Das eigentliche Know-how der Automobilkonstrukteure, das Motorendesign, scheint allerdings nicht länger im Mittelpunkt zu stehen. Ausgefeilte Zylinderkopfkonstruktionen werden ersetzt durch kompakte Elektromotoren, die eher als Zukaufteil angeliefert und nicht selbst entwickelt werden. Und auch die Brennstoffzelle mit ihrem elektrochemischen Innenleben entspricht nicht unbedingt dem originären Spezialgebiet der Motorenbauer. Die Fahrzeughersteller sehen sich also damit konfrontiert, neue Alleinstellungsmerkmale kreieren zu müssen, um weiterhin eine Wertschöpfung generieren zu können.

Deutlich ist indessen, dass es aus heutiger Sicht kein Zurück mehr gibt.

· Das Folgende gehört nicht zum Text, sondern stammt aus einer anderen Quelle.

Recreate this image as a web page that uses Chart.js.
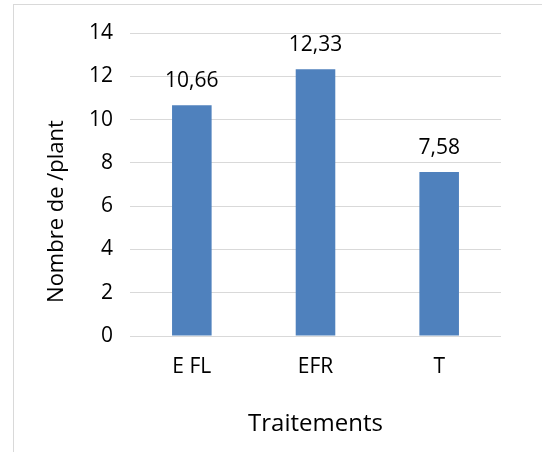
<!DOCTYPE html>
<html>
<head>
<meta charset="utf-8">
<script src="https://cdn.jsdelivr.net/npm/chart.js@4"></script>
<style>
  body { margin: 0; background: #fff; }
  #frame { position: absolute; left: 13px; top: 4px; width: 600px; height: 500px; border: 1px solid #d9d9d9; }
  #myChart { position: absolute; left: 0; top: 0; }
</style>
</head>
<body>
<div id="frame"></div>
<canvas id="myChart" width="542" height="452"></canvas>
<script>
const traitements = ['E FL', 'EFR', 'T'];
const valeurs = [10.66, 12.33, 7.58];
const yTitle = 'Nombre de /plant';
const xTitle = 'Traitements';

const fontName = '"Open Sans", sans-serif';

// valeurs au-dessus des barres
const labelPlugin = {
  id: 'barLabels',
  afterDatasetsDraw(chart) {
    const c = chart.ctx;
    const meta = chart.getDatasetMeta(0);
    c.save();
    c.font = '21px ' + fontName;
    c.fillStyle = '#000';
    c.textAlign = 'center';
    c.textBaseline = 'alphabetic';
    meta.data.forEach((bar, i) => {
      c.fillText(valeurs[i].toFixed(2).replace('.', ','), bar.x, bar.y - 18);
    });
    c.restore();
  }
};

// titre de l'axe Y (décalé comme dans Excel)
const yTitlePlugin = {
  id: 'yTitle',
  afterDraw(chart) {
    const c = chart.ctx;
    c.save();
    c.translate(62.5, 211.5);
    c.rotate(-Math.PI / 2);
    c.font = '22px ' + fontName;
    c.fillStyle = '#000';
    c.textAlign = 'center';
    c.textBaseline = 'alphabetic';
    c.fillText(yTitle, 0, 0);
    c.restore();
  }
};

const ctx = document.getElementById('myChart');
const myChart = new Chart(ctx, {
  type: 'bar',
  data: {
    labels: traitements,
    datasets: [{
      data: valeurs,
      backgroundColor: '#4f81bd',
      barPercentage: 1,
      categoryPercentage: 0.32
    }]
  },
  options: {
    responsive: false,
    animation: false,
    layout: { padding: { top: 33, right: 41, left: 0, bottom: 0 } },
    plugins: { legend: { display: false }, tooltip: { enabled: false } },
    scales: {
      y: {
        min: 0,
        max: 14,
        ticks: { stepSize: 2, padding: 17, color: '#000', font: { family: fontName, size: 21 } },
        grid: { color: '#d9d9d9', drawTicks: false },
        border: { display: false },
        afterFit(scale) { scale.width = 130; }
      },
      x: {
        ticks: { padding: 18, color: '#000', font: { family: fontName, size: 21 } },
        grid: { display: false, drawTicks: false },
        border: { display: false },
        title: {
          display: true,
          text: xTitle,
          color: '#000',
          font: { family: fontName, size: 24 },
          padding: { top: 0, bottom: 13 }
        },
        afterFit(scale) { scale.height = 116; }
      }
    }
  },
  plugins: [labelPlugin, yTitlePlugin]
});
</script>
</body>
</html>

So gab der Fiat bekannt, zukünftig ganz auf Elektromobilität setzen zu wollen. Unklar ist allerdings, ob und falls ja, wann Brennstoffzellenautos eine realistische Chance bekommen. Wohin die Reise gehen wird, hängt von den politischen Rahmenbedingungen sowie den Entscheidungen der Automobilhersteller ab – aber nicht zuletzt auch vom Verbraucher, der mit seinem Kaufverhalten ein gewichtiges Wörtchen mitredet.

Die grobe Aufgabenteilung ist jedoch vorgegeben: BEV bleiben für den Stadtverkehr, Kleinwagen und Mittelklassefahrzeugen sowie Paketzustellern vorbehalten. FCEV haben – wenn überhaupt – bei Limousinen oder SUV eine Chance, bei denen es um große Reichweiten und zügige Betankung geht. Alles Weitere wird die Zukunft zeigen.